Gaillardia or blanket flower (Gaillardia × grandiflora) is beautiful and long-blooming, but rarely lives more than 2 or 3 years. Photo: F. D. Richards, flickr.com
If you’re tearing out your annuals because they bloom only once and replacing them with perennials “because they live forever,” you may be making a mistake. Perennials (planted in appropriate conditions, of course) do live longer than annuals (1 year) and biennials (2 years), but not always that much longer. Some perennials live only 2 or 3 years, others twice that, others a little more, but very few will still be around in 40 years! If I had to estimate the average lifespan of a perennial, I would say 7-8 years.
This is much better than an annual, but you must still be ready to replace perennials from time to time: for the most part, they are not as long-lived as woody plants (trees, shrubs and conifers), most of which will probably outlive the person who planted them.
There is a particular group of perennials gardeners call short-lived perennials. They’re not exactly biennial, as the latter are monocarpic: they only bloom once (the second year), then die. Short-lived perennials have the ability to bloom more than once, and are often quick to bloom. They then flower a second year to prove they’re not annuals, but often die after that. The third year remains a question mark and as for the fourth … forget it!
The problem for the novice gardener is that they don’t come with an “I’m beautiful but short-lived” label. When a “perennial” disappears after only 2 or 3 years, the disappointed gardener feels guilty and wonders what they did wrong. Yet disappearing after 2 or 3 years is normal for these plants: it’s not your fault.

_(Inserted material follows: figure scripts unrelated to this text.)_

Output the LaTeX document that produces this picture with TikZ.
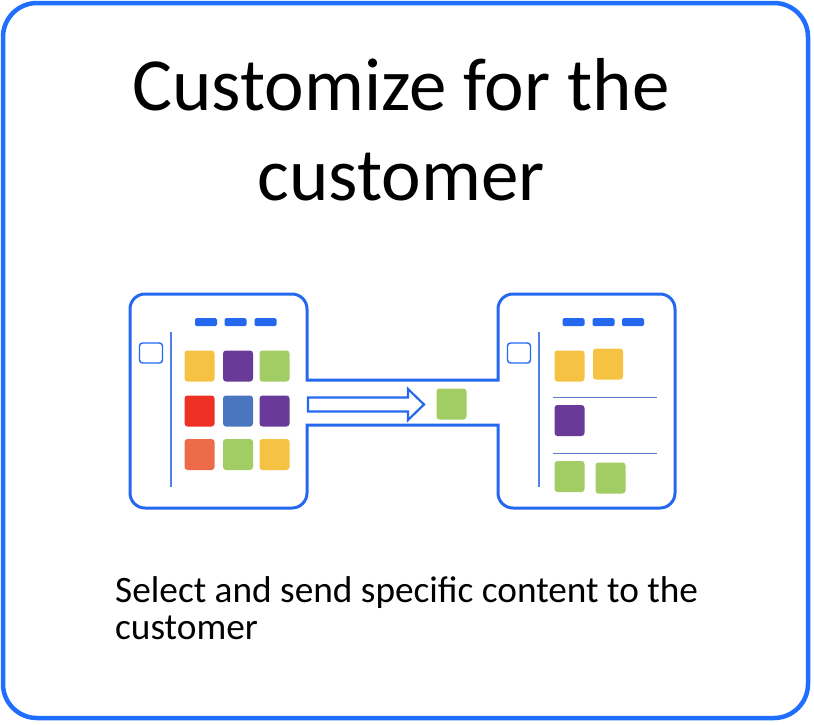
\documentclass[tikz,border=0pt]{standalone}
\usepackage{fontspec}
\setmainfont{Carlito}
\usepackage{xcolor}
\usepackage{tikz}

\definecolor{frameblue}{HTML}{1F6EFF}
\definecolor{screenblue}{HTML}{2468F0}
\definecolor{railblue}{HTML}{4F80E8}
\definecolor{sepblue}{HTML}{5E7CC8}
\definecolor{tyellow}{HTML}{F6C243}
\definecolor{tpurple}{HTML}{6A3A99}
\definecolor{tgreen}{HTML}{A2CD64}
\definecolor{tred}{HTML}{EE3124}
\definecolor{tblue}{HTML}{4A76BF}
\definecolor{torange}{HTML}{EC6B48}

\begin{document}
\begin{tikzpicture}[x=1pt, y=-1pt,
    tile/.style={rounded corners=3pt, minimum width=30pt, minimum height=31pt, inner sep=0pt},
    tabbar/.style={fill=screenblue, rounded corners=1.5pt, minimum width=22pt, minimum height=8pt, inner sep=0pt},
    checkbox/.style={draw=screenblue, line width=1.4pt, rounded corners=3pt, minimum width=23pt, minimum height=20pt, inner sep=0pt},
    screen/.style={draw=screenblue, line width=3pt}]
        % Page size and outer frame
        \useasboundingbox (0,0) rectangle (814,724);
        \draw[frameblue, line width=4.5pt, rounded corners=34pt] (3,3) rectangle (808,718);
        
        % Title and caption
        \node[anchor=base, inner sep=0pt, font=\fontsize{75}{90}\selectfont] (title1) at (401,110) {Customize for the};
        \node[anchor=base, inner sep=0pt, font=\fontsize{75}{90}\selectfont] (title2) at (401,200) {customer};
        \node[anchor=base west, inner sep=0pt, font=\fontsize{37.3}{44}\selectfont] (caption1) at (115,602) {Select and send specific content to the};
        \node[anchor=base west, inner sep=0pt, font=\fontsize{37.3}{44}\selectfont] (caption2) at (115,639) {customer};
        
        % Both screens joined by a channel (sharp corners at the joins)
        \draw[screen] (130,400) [rounded corners=15pt] |- (307,294) -- (307,340)
            [sharp corners] -- (307,380) -- (498,380) -- (498,340)
            [rounded corners=15pt] |- (675,294) -- (675,508) -- (498,508) -- (498,460)
            [sharp corners] -- (498,425) -- (307,425) -- (307,460)
            [rounded corners=15pt] |- (130,508) -- cycle;
        
        % Left screen: tabs, checkbox and side rail
        \node[tabbar] (ltab1) at (206,322) {};
        \node[tabbar] (ltab2) at (235.5,322) {};
        \node[tabbar] (ltab3) at (265.5,322) {};
        \node[checkbox] (lbox) at (151,353) {};
        \draw[railblue, line width=1.5pt] (171,332) -- (171,487);
        
        % Left screen: all the content
        \node[tile, fill=tyellow] (l11) at (199.5,366) {};
        \node[tile, fill=tpurple] (l12) at (238,366) {};
        \node[tile, fill=tgreen]  (l13) at (274.5,366) {};
        \node[tile, fill=tred]    (l21) at (199.5,411) {};
        \node[tile, fill=tblue]   (l22) at (238,411) {};
        \node[tile, fill=tpurple] (l23) at (274.5,411) {};
        \node[tile, fill=torange] (l31) at (199.5,454.5) {};
        \node[tile, fill=tgreen]  (l32) at (238,454.5) {};
        \node[tile, fill=tyellow] (l33) at (274.5,454.5) {};
        
        % Hollow arrow and the item being sent
        \draw[screenblue, line width=2.2pt, line join=miter] (308,397.5) -- (408,397.5) -- (408,389)
            -- (424,404.5) -- (408,420) -- (408,411.5) -- (308,411.5) -- cycle;
        \node[tile, fill=tgreen] (item) at (451.5,404) {};
        
        % Right screen: tabs, checkbox and side rail
        \node[tabbar] (rtab1) at (573.5,322) {};
        \node[tabbar] (rtab2) at (603.5,322) {};
        \node[tabbar] (rtab3) at (633,322) {};
        \node[checkbox] (rbox) at (519,353) {};
        \draw[railblue, line width=1.5pt] (539,332) -- (539,487);
        
        % Right screen: selected content in groups
        \node[tile, fill=tyellow] (r11) at (569.5,366) {};
        \node[tile, fill=tyellow] (r12) at (608,364) {};
        \draw[sepblue, line width=1pt] (553,397) -- (657,397);
        \node[tile, fill=tpurple] (r21) at (569.5,420.5) {};
        \draw[sepblue, line width=1pt] (553,453) -- (657,453);
        \node[tile, fill=tgreen]  (r31) at (569.5,476.5) {};
        \node[tile, fill=tgreen]  (r32) at (610.5,478) {};
        
    \end{tikzpicture}
\end{document}
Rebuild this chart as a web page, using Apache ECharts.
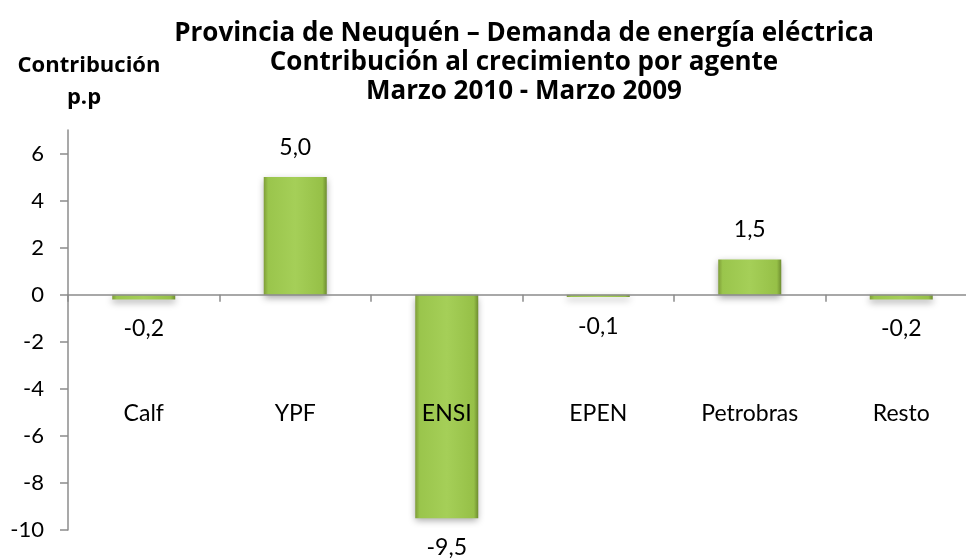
<!DOCTYPE html>
<html>
<head>
<meta charset="utf-8">
<script src="https://cdn.jsdelivr.net/npm/echarts@6/dist/echarts.min.js"></script>
<style>
  html, body { margin: 0; padding: 0; background: #fff; }
  #chart { width: 966px; height: 559px; }
</style>
</head>
<body>
<div id="chart"></div>
<script>
// Data
const categories = ['Calf', 'YPF', 'ENSI', 'EPEN', 'Petrobras', 'Resto']
const contribution = [-0.2, 5.0, -9.5, -0.1, 1.5, -0.2]
const yTicks = [-10, -8, -6, -4, -2, 0, 2, 4, 6]

const font = 'Lato, "Open Sans", sans-serif'
const boldFont = '"Open Sans", Lato, sans-serif'

const barColor = new echarts.graphic.LinearGradient(0, 0, 1, 0, [
  { offset: 0, color: '#7f9e38' },
  { offset: 0.07, color: '#9ac54c' },
  { offset: 0.5, color: '#a5cf58' },
  { offset: 0.93, color: '#96c047' },
  { offset: 1, color: '#6e8d30' },
])

const chart = echarts.init(document.getElementById('chart'))

chart.setOption({
  animation: false,
  textStyle: { fontFamily: font, color: '#000' },
  title: [
    {
      text: 'Provincia de Neuquén – Demanda de energía eléctrica\nContribución al crecimiento por agente\nMarzo 2010 - Marzo 2009',
      left: 519,
      top: 14,
      textAlign: 'center',
      textStyle: { fontFamily: boldFont, fontSize: 26, fontWeight: 'bold', color: '#000', lineHeight: 29 },
    },
    {
      text: 'Contribución',
      left: 84,
      top: 48,
      textAlign: 'center',
      textStyle: { fontFamily: boldFont, fontSize: 22, fontWeight: 'bold', color: '#000', lineHeight: 26 },
    },
    {
      text: 'p.p',
      left: 79,
      top: 80,
      textAlign: 'center',
      textStyle: { fontFamily: boldFont, fontSize: 22, fontWeight: 'bold', color: '#000', lineHeight: 26 },
    },
  ],
  grid: { left: 68, right: -11, top: 130, bottom: 29, containLabel: false, outerBoundsMode: 'none' },
  xAxis: [
    {
      // zero line with boundary ticks
      type: 'category',
      data: categories,
      position: 'bottom',
      z: 5,
      axisLine: { onZero: true, lineStyle: { color: '#8c8c8c', width: 1.5 } },
      axisTick: { show: true, length: 7, lineStyle: { color: '#8c8c8c', width: 1.5 } },
      axisLabel: { show: false },
    },
    {
      // category names drawn across the plot, as in the reference
      type: 'category',
      data: categories,
      position: 'bottom',
      offset: -128,
      z: 6,
      axisLine: { show: false, onZero: false },
      axisTick: { show: false },
      axisLabel: { margin: 0, fontSize: 23, color: '#000', fontFamily: font, interval: 0 },
    },
  ],
  yAxis: {
    type: 'value',
    min: -10,
    max: 7,
    interval: 2,
    axisLine: { show: true, lineStyle: { color: '#8c8c8c', width: 1.5 } },
    axisTick: { show: true, length: 8, customValues: yTicks, lineStyle: { color: '#8c8c8c', width: 1.5 } },
    axisLabel: { margin: 24, fontSize: 22, color: '#000', fontFamily: font, customValues: yTicks },
    splitLine: { show: false },
  },
  series: [
    {
      type: 'bar',
      data: contribution,
      barWidth: 63,
      itemStyle: {
        color: barColor,
        shadowColor: 'rgba(0,0,0,0.35)',
        shadowBlur: 7,
        shadowOffsetY: 3,
      },
      label: {
        show: true,
        position: 'outside',
        distance: 18,
        fontSize: 23,
        color: '#000',
        fontFamily: font,
        formatter: p => p.value.toFixed(1).replace('.', ','),
      },
    },
  ],
})
</script>
</body>
</html>
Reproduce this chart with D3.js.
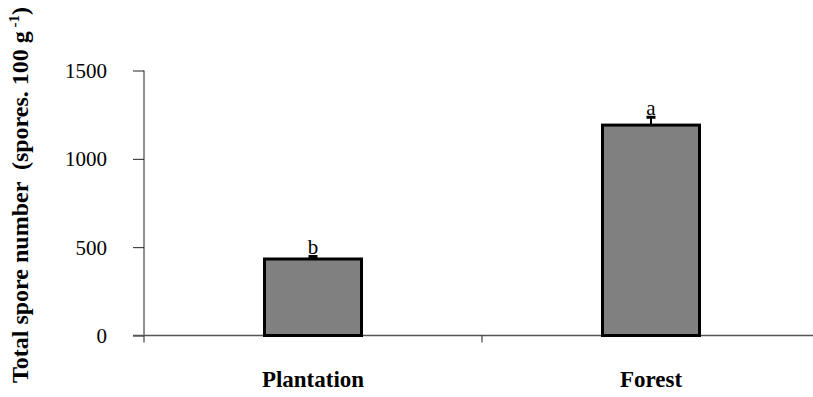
<!DOCTYPE html>
<html>
<head>
<meta charset="utf-8">
<script src="https://cdn.jsdelivr.net/npm/d3@7"></script>
<style>
  body { margin: 0; background: #fff; }
</style>
</head>
<body>
<div id="chart"></div>
<script>
var categories = ["Plantation", "Forest"];
var values = [433, 1191];
var errors = [20, 50];
var letters = ["b", "a"];
var yTicks = [0, 500, 1000, 1500];

var width = 813, height = 397;
var mLeft = 144, mRight = 820, mTop = 70.5, mBottom = 335.5;
var serif = "'Liberation Serif'";

var svg = d3.select("#chart").append("svg")
  .attr("width", width)
  .attr("height", height);

var x = d3.scaleBand().domain(categories).range([mLeft, mRight]);
var y = d3.scaleLinear().domain([0, 1500]).range([mBottom, mTop]);
var barW = 97;

// y axis
var yAxis = svg.append("g")
  .attr("transform", "translate(" + mLeft + ",0)")
  .call(d3.axisLeft(y).tickValues(yTicks).tickFormat(d3.format("d")).tickSize(11).tickPadding(26).tickSizeOuter(0));
yAxis.attr("font-family", "Liberation Serif");
yAxis.select(".domain").attr("stroke", "#222").attr("d", "M0," + mTop + "V" + (mBottom + 7));
yAxis.selectAll(".tick line").attr("stroke", "#222");
yAxis.selectAll(".tick text").attr("font-size", 21).attr("fill", "#000")
  .style("font-family", serif).attr("dy", "0.34em");

// x axis
var xAxis = svg.append("g")
  .attr("transform", "translate(0," + mBottom + ")");
xAxis.append("line").attr("x1", mLeft - 11).attr("x2", width).attr("y1", 0).attr("y2", 0)
  .attr("stroke", "#555").attr("stroke-width", 1.5);
xAxis.selectAll(".sep")
  .data(categories.slice(1))
  .enter().append("line")
  .attr("x1", function(d) { return x(d); })
  .attr("x2", function(d) { return x(d); })
  .attr("y1", 0).attr("y2", 7)
  .attr("stroke", "#222");
xAxis.selectAll(".lab")
  .data(categories)
  .enter().append("text")
  .attr("x", function(d) { return x(d) + x.bandwidth() / 2; })
  .attr("y", 51)
  .attr("text-anchor", "middle")
  .attr("font-size", 23)
  .attr("font-weight", "bold")
  .style("font-family", serif)
  .text(function(d) { return d; });

// bars
svg.selectAll(".bar")
  .data(categories)
  .enter().append("rect")
  .attr("x", function(d) { return x(d) + x.bandwidth() / 2 - barW / 2; })
  .attr("y", function(d, i) { return y(values[i]); })
  .attr("width", barW)
  .attr("height", function(d, i) { return y(0) - y(values[i]); })
  .attr("fill", "#808080")
  .attr("stroke", "#000")
  .attr("stroke-width", 3);

// error bars (upper only)
categories.forEach(function(c, i) {
  var cx = x(c) + x.bandwidth() / 2;
  svg.append("line")
    .attr("x1", cx).attr("x2", cx)
    .attr("y1", y(values[i])).attr("y2", y(values[i] + errors[i]))
    .attr("stroke", "#000").attr("stroke-width", 2);
  svg.append("line")
    .attr("x1", cx - 4.5).attr("x2", cx + 4.5)
    .attr("y1", y(values[i] + errors[i]) + 1).attr("y2", y(values[i] + errors[i]) + 1)
    .attr("stroke", "#000").attr("stroke-width", 3);
  svg.append("text")
    .attr("x", cx)
    .attr("y", y(values[i] + errors[i]) - 1)
    .attr("text-anchor", "middle")
    .attr("font-size", 21)
    .style("font-family", serif)
    .text(letters[i]);
});

// y label
var yl = svg.append("text")
  .attr("transform", "translate(28," + 195 + ") rotate(-90)")
  .attr("text-anchor", "middle")
  .attr("font-size", 24)
  .attr("font-weight", "bold")
  .style("font-family", serif)
  .style("white-space", "pre");
yl.append("tspan").text("Total spore number  (spores. 100 g");
yl.append("tspan").attr("dy", -9).attr("font-size", 15).text(" -1");
yl.append("tspan").attr("dy", 9).text(")");
</script>
</body>
</html>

When you know in advance that a perennial is short-lived, you can take precautions to prolong its existence. For example, taking cuttings or divisions or multiplying it by seed. If you do this every two years, your short-lived perennial can return year after year.
Renewed Life Through Self-Sowing
Many of these short-lived perennials redeem themselves, at least partly, by reseeding spontaneously. Okay, they don’t grow back exactly where you wanted them, but if you are open to the concept of an English-style mixed border, where plants mingle freely, you may come to find these ephemeral beauties quite interesting. And what a joy they can be for the laidback gardener: they require no care whatsoever, showing up here and there as if by magic!
Although they may not live forever, short-lived perennials still have an advantage over their long-lived cousins: they generally bloom profusely the first year you plant them (many indeed will even bloom the first year from seed if you sow them indoors in early spring), which is certainly not the case of most long-lived perennials, most of which take at least 3 years before giving their best show.
A Few Short-lived Perennials
Here is a list of perennials that are generally short-lived. Those marked with an asterisk (*) tend nevertheless to come back year after year by self-sowing.
- Agastache (Agastache spp.) (some species self-sow*)
- Baby’s breath (Gypsophila paniculata)
- Blue vervain (Verbena hastata)*
- Blue-eyed grass (Sisyrhynchium angustifolium)*
- Brown-eyed Susan (Rudbeckia trilobata)*
- Cardinal flower (Lobelia cardinalis)
- Columbine (Aquilegia spp.)*
- Coral bells or heuchera (Heuchera spp.) (some cultivars are short-lived)
- Dame’s rocket (Hesperis matronalis)*
- Delphinium (Delphinium spp.) (longer lived in cool climates)
- Echinacea (Echinacea spp.) (some cultivars are short-lived)
- English daisy (Bellis perennis)
- Feverfew (Tanacetum parthenium)*
- Gaillardia or blanket flower (Gaillardia × grandiflora)
- Garden mum (Chrysanthemum × morifolium) (some newer cultivars are long-lived)
- Gloriosa daisy or black-eyed Susan (Rudbeckia hirta)*
- Hybrid tulip (Tulipa spp.)
- Iceland poppy (Papaver nudicaule)
- Knautia (Knautia spp.)*
- Lupine (Lupinus × russellii)*
- Maltese cross (Lychnis chalcedonica)*
- Mauve (Malva spp.)*
- Orange jewelweed (Impatiens capensis)*
- Painted daisy (Tanacetum coccineum)
- Perennial flax (Linum perenne)*
- Perennial wallflower (Erysimum linifolium and others)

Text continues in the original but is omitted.